Thermal Distribution in Fins of Different Geometries With Temperature and Wavelength Dependent Properties

In this research work, we developed a mathematical model of heat transfer for different profiles of fins. This paper investigates heat transfer dynamics in continuously moving fins (rectangular, trapezoidal and concave parabolic), focusing on temperature-dependent thermal conductivity, heat transfer coefficients, internal heat generation and emissivity that varies with temperature and wavelength. The different values of the heat transfer coefficient capture various types of convection, nucleate boiling, condensation, and radiation effects, while treating thermal conductivity as a linear function of temperature.
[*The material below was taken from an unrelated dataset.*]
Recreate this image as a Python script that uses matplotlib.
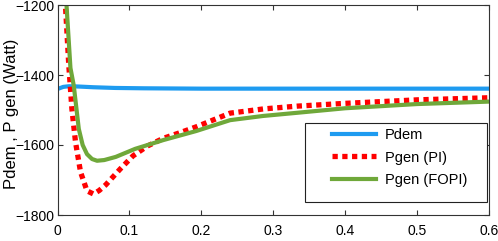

This problem is converted into a dimensionless form, and we adopted the Legendre wavelet collocation method (LWCM) to get the solution of the fin problem for various profiles. An exact solution in specific cases shows congruence up to seven to eight decimal places with LWCM results. Moreover, our analysis explores the effect of numerous non-dimensional parameters such as thermal conductivity parameter $A$, Peclet number $\mathrm{Pe}$, surface emissivity parameter B, convention-conduction parameter $N_{\mathrm{cc}}$, radiation-conduction parameter $N_{\mathrm{rc}}$, internal heat generation $Q$, D fin taper ratio on the temperature profile and fin efficiency were studied in detail. As $N_{\mathrm{cc}}$, $N_{\mathrm{rc}}$, and B, D increases in magnitude, the temperature inside the fin decreases, while higher values of Peclet number ($P_e$), A, m, and Q cause lower heat transfer rate inside the fin. The results provide significant insights into the complex interplay of thermal processes across different fin geometries, emphasizing the importance of these dependencies for accurate modeling and optimization in thermal management systems.